*Stated task*:
Give back the full listing verbatim, apart from its images.

*Stored data*:
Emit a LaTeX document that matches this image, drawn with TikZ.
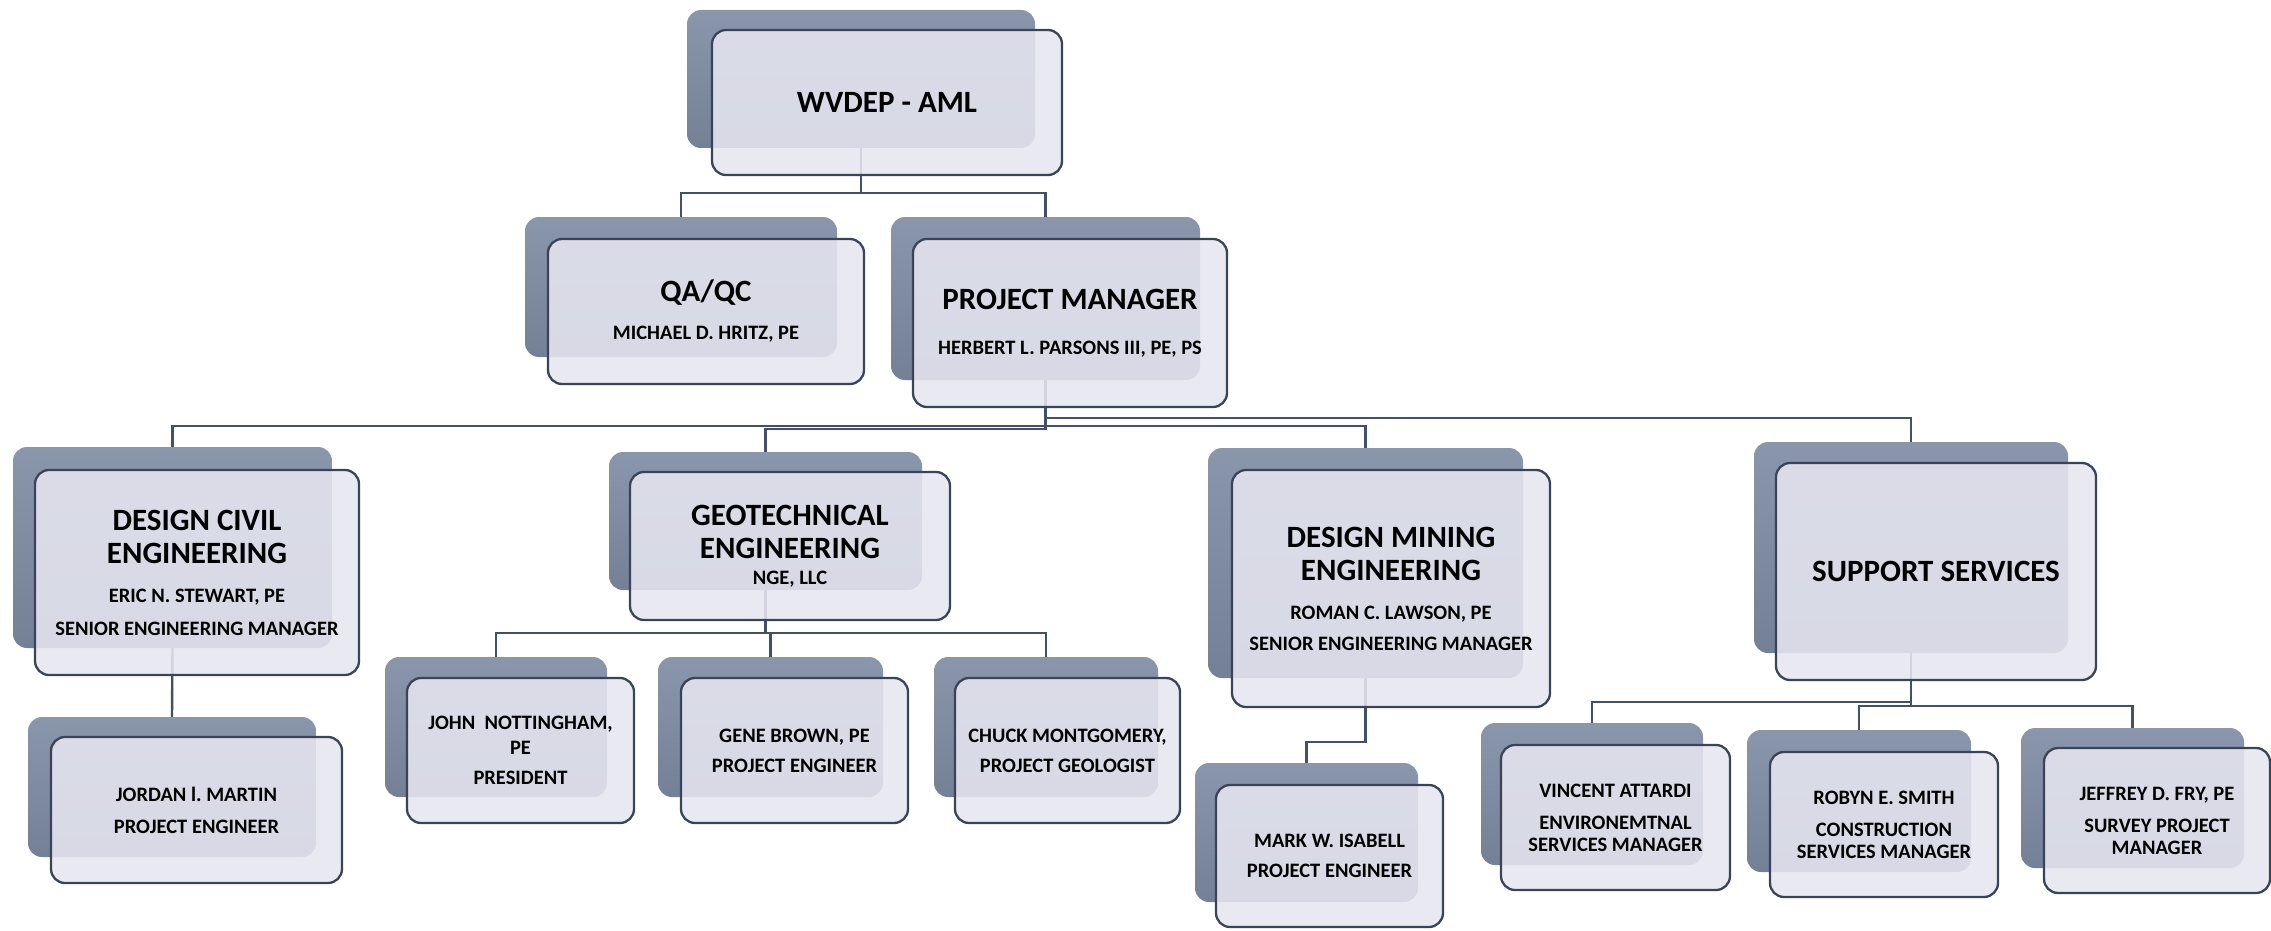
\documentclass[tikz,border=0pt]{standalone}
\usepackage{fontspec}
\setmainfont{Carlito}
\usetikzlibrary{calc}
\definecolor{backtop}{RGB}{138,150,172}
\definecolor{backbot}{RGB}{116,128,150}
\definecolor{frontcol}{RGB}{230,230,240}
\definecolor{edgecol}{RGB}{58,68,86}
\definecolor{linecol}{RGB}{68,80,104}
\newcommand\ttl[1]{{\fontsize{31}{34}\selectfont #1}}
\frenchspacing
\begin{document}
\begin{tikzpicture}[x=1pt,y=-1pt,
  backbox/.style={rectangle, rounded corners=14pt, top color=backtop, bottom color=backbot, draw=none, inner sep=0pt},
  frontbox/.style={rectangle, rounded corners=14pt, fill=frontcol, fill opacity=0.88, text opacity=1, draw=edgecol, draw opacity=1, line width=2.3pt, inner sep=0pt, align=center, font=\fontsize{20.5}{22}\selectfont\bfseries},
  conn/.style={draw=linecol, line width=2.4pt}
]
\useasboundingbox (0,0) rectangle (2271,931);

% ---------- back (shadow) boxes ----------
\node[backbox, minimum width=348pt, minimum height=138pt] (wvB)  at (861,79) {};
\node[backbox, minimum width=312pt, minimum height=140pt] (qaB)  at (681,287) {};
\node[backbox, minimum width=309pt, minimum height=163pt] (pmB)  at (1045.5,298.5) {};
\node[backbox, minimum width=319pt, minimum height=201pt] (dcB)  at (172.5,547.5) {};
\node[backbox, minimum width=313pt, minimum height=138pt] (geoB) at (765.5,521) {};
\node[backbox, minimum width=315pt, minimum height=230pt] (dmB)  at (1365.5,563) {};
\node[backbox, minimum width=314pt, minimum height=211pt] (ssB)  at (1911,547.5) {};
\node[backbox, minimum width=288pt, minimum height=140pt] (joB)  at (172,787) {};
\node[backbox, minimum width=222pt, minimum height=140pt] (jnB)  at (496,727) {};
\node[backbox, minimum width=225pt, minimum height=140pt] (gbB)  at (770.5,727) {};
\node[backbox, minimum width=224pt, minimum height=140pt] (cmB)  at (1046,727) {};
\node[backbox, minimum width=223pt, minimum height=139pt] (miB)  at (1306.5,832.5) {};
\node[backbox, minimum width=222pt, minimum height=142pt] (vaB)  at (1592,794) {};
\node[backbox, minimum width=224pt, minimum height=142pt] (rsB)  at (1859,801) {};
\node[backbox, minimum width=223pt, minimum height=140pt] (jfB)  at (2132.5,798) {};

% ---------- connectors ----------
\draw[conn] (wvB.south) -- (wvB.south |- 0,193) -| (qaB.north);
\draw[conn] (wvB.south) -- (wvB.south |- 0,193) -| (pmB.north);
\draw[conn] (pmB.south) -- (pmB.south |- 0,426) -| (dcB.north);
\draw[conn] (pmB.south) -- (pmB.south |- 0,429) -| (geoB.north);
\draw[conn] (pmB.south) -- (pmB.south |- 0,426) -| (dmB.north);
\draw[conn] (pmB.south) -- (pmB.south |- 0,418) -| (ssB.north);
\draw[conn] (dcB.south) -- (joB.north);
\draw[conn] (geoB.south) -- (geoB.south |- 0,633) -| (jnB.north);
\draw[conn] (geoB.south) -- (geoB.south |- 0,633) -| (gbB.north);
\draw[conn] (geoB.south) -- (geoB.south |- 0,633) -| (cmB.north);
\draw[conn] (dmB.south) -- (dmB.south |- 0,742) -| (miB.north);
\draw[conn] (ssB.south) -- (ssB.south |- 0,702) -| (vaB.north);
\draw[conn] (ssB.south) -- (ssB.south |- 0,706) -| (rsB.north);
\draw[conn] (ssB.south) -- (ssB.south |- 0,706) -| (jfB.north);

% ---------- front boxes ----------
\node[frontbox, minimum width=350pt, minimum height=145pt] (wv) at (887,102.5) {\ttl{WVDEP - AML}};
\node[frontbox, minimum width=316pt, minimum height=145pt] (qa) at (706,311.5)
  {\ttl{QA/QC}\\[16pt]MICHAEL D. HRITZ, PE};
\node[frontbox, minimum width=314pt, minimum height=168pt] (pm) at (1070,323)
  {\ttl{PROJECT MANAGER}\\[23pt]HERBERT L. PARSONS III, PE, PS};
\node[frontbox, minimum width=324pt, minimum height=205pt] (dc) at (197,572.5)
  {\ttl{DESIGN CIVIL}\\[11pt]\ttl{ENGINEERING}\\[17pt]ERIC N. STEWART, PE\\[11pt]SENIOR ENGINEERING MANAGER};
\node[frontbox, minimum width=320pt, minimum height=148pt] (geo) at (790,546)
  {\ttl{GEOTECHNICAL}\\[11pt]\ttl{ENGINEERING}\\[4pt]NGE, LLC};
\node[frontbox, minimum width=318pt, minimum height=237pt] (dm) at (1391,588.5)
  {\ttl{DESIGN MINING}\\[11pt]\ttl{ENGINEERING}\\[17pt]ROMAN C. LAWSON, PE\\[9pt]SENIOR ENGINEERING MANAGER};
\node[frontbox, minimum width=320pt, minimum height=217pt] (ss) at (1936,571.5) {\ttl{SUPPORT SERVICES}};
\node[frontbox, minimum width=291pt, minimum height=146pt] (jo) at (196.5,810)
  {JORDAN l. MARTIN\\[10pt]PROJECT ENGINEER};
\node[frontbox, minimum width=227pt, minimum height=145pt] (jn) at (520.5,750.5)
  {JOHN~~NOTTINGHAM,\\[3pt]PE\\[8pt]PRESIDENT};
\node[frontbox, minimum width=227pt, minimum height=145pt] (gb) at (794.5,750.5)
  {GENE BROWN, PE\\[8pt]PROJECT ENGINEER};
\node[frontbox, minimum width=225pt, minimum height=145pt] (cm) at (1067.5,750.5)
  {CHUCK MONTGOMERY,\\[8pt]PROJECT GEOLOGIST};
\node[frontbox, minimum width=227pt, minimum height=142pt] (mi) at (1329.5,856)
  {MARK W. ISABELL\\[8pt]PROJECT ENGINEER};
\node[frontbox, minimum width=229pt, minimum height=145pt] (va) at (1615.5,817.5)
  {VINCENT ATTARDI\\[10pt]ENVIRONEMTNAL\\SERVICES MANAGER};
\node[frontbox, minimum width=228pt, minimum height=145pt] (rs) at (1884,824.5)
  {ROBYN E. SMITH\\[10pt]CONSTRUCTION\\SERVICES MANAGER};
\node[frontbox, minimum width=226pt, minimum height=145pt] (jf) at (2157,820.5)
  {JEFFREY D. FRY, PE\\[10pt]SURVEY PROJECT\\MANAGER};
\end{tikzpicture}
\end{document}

*Response*:
Emit a LaTeX document that matches this image, drawn with TikZ.
\documentclass[tikz,border=0pt]{standalone}
\usepackage{fontspec}
\setmainfont{Carlito}
\usetikzlibrary{calc}
\definecolor{backtop}{RGB}{138,150,172}
\definecolor{backbot}{RGB}{116,128,150}
\definecolor{frontcol}{RGB}{230,230,240}
\definecolor{edgecol}{RGB}{58,68,86}
\definecolor{linecol}{RGB}{68,80,104}
\newcommand\ttl[1]{{\fontsize{31}{34}\selectfont #1}}
\frenchspacing
\begin{document}
\begin{tikzpicture}[x=1pt,y=-1pt,
  backbox/.style={rectangle, rounded corners=14pt, top color=backtop, bottom color=backbot, draw=none, inner sep=0pt},
  frontbox/.style={rectangle, rounded corners=14pt, fill=frontcol, fill opacity=0.88, text opacity=1, draw=edgecol, draw opacity=1, line width=2.3pt, inner sep=0pt, align=center, font=\fontsize{20.5}{22}\selectfont\bfseries},
  conn/.style={draw=linecol, line width=2.4pt}
]
\useasboundingbox (0,0) rectangle (2271,931);

% ---------- back (shadow) boxes ----------
\node[backbox, minimum width=348pt, minimum height=138pt] (wvB)  at (861,79) {};
\node[backbox, minimum width=312pt, minimum height=140pt] (qaB)  at (681,287) {};
\node[backbox, minimum width=309pt, minimum height=163pt] (pmB)  at (1045.5,298.5) {};
\node[backbox, minimum width=319pt, minimum height=201pt] (dcB)  at (172.5,547.5) {};
\node[backbox, minimum width=313pt, minimum height=138pt] (geoB) at (765.5,521) {};
\node[backbox, minimum width=315pt, minimum height=230pt] (dmB)  at (1365.5,563) {};
\node[backbox, minimum width=314pt, minimum height=211pt] (ssB)  at (1911,547.5) {};
\node[backbox, minimum width=288pt, minimum height=140pt] (joB)  at (172,787) {};
\node[backbox, minimum width=222pt, minimum height=140pt] (jnB)  at (496,727) {};
\node[backbox, minimum width=225pt, minimum height=140pt] (gbB)  at (770.5,727) {};
\node[backbox, minimum width=224pt, minimum height=140pt] (cmB)  at (1046,727) {};
\node[backbox, minimum width=223pt, minimum height=139pt] (miB)  at (1306.5,832.5) {};
\node[backbox, minimum width=222pt, minimum height=142pt] (vaB)  at (1592,794) {};
\node[backbox, minimum width=224pt, minimum height=142pt] (rsB)  at (1859,801) {};
\node[backbox, minimum width=223pt, minimum height=140pt] (jfB)  at (2132.5,798) {};

% ---------- connectors ----------
\draw[conn] (wvB.south) -- (wvB.south |- 0,193) -| (qaB.north);
\draw[conn] (wvB.south) -- (wvB.south |- 0,193) -| (pmB.north);
\draw[conn] (pmB.south) -- (pmB.south |- 0,426) -| (dcB.north);
\draw[conn] (pmB.south) -- (pmB.south |- 0,429) -| (geoB.north);
\draw[conn] (pmB.south) -- (pmB.south |- 0,426) -| (dmB.north);
\draw[conn] (pmB.south) -- (pmB.south |- 0,418) -| (ssB.north);
\draw[conn] (dcB.south) -- (joB.north);
\draw[conn] (geoB.south) -- (geoB.south |- 0,633) -| (jnB.north);
\draw[conn] (geoB.south) -- (geoB.south |- 0,633) -| (gbB.north);
\draw[conn] (geoB.south) -- (geoB.south |- 0,633) -| (cmB.north);
\draw[conn] (dmB.south) -- (dmB.south |- 0,742) -| (miB.north);
\draw[conn] (ssB.south) -- (ssB.south |- 0,702) -| (vaB.north);
\draw[conn] (ssB.south) -- (ssB.south |- 0,706) -| (rsB.north);
\draw[conn] (ssB.south) -- (ssB.south |- 0,706) -| (jfB.north);

% ---------- front boxes ----------
\node[frontbox, minimum width=350pt, minimum height=145pt] (wv) at (887,102.5) {\ttl{WVDEP - AML}};
\node[frontbox, minimum width=316pt, minimum height=145pt] (qa) at (706,311.5)
  {\ttl{QA/QC}\\[16pt]MICHAEL D. HRITZ, PE};
\node[frontbox, minimum width=314pt, minimum height=168pt] (pm) at (1070,323)
  {\ttl{PROJECT MANAGER}\\[23pt]HERBERT L. PARSONS III, PE, PS};
\node[frontbox, minimum width=324pt, minimum height=205pt] (dc) at (197,572.5)
  {\ttl{DESIGN CIVIL}\\[11pt]\ttl{ENGINEERING}\\[17pt]ERIC N. STEWART, PE\\[11pt]SENIOR ENGINEERING MANAGER};
\node[frontbox, minimum width=320pt, minimum height=148pt] (geo) at (790,546)
  {\ttl{GEOTECHNICAL}\\[11pt]\ttl{ENGINEERING}\\[4pt]NGE, LLC};
\node[frontbox, minimum width=318pt, minimum height=237pt] (dm) at (1391,588.5)
  {\ttl{DESIGN MINING}\\[11pt]\ttl{ENGINEERING}\\[17pt]ROMAN C. LAWSON, PE\\[9pt]SENIOR ENGINEERING MANAGER};
\node[frontbox, minimum width=320pt, minimum height=217pt] (ss) at (1936,571.5) {\ttl{SUPPORT SERVICES}};
\node[frontbox, minimum width=291pt, minimum height=146pt] (jo) at (196.5,810)
  {JORDAN l. MARTIN\\[10pt]PROJECT ENGINEER};
\node[frontbox, minimum width=227pt, minimum height=145pt] (jn) at (520.5,750.5)
  {JOHN~~NOTTINGHAM,\\[3pt]PE\\[8pt]PRESIDENT};
\node[frontbox, minimum width=227pt, minimum height=145pt] (gb) at (794.5,750.5)
  {GENE BROWN, PE\\[8pt]PROJECT ENGINEER};
\node[frontbox, minimum width=225pt, minimum height=145pt] (cm) at (1067.5,750.5)
  {CHUCK MONTGOMERY,\\[8pt]PROJECT GEOLOGIST};
\node[frontbox, minimum width=227pt, minimum height=142pt] (mi) at (1329.5,856)
  {MARK W. ISABELL\\[8pt]PROJECT ENGINEER};
\node[frontbox, minimum width=229pt, minimum height=145pt] (va) at (1615.5,817.5)
  {VINCENT ATTARDI\\[10pt]ENVIRONEMTNAL\\SERVICES MANAGER};
\node[frontbox, minimum width=228pt, minimum height=145pt] (rs) at (1884,824.5)
  {ROBYN E. SMITH\\[10pt]CONSTRUCTION\\SERVICES MANAGER};
\node[frontbox, minimum width=226pt, minimum height=145pt] (jf) at (2157,820.5)
  {JEFFREY D. FRY, PE\\[10pt]SURVEY PROJECT\\MANAGER};
\end{tikzpicture}
\end{document}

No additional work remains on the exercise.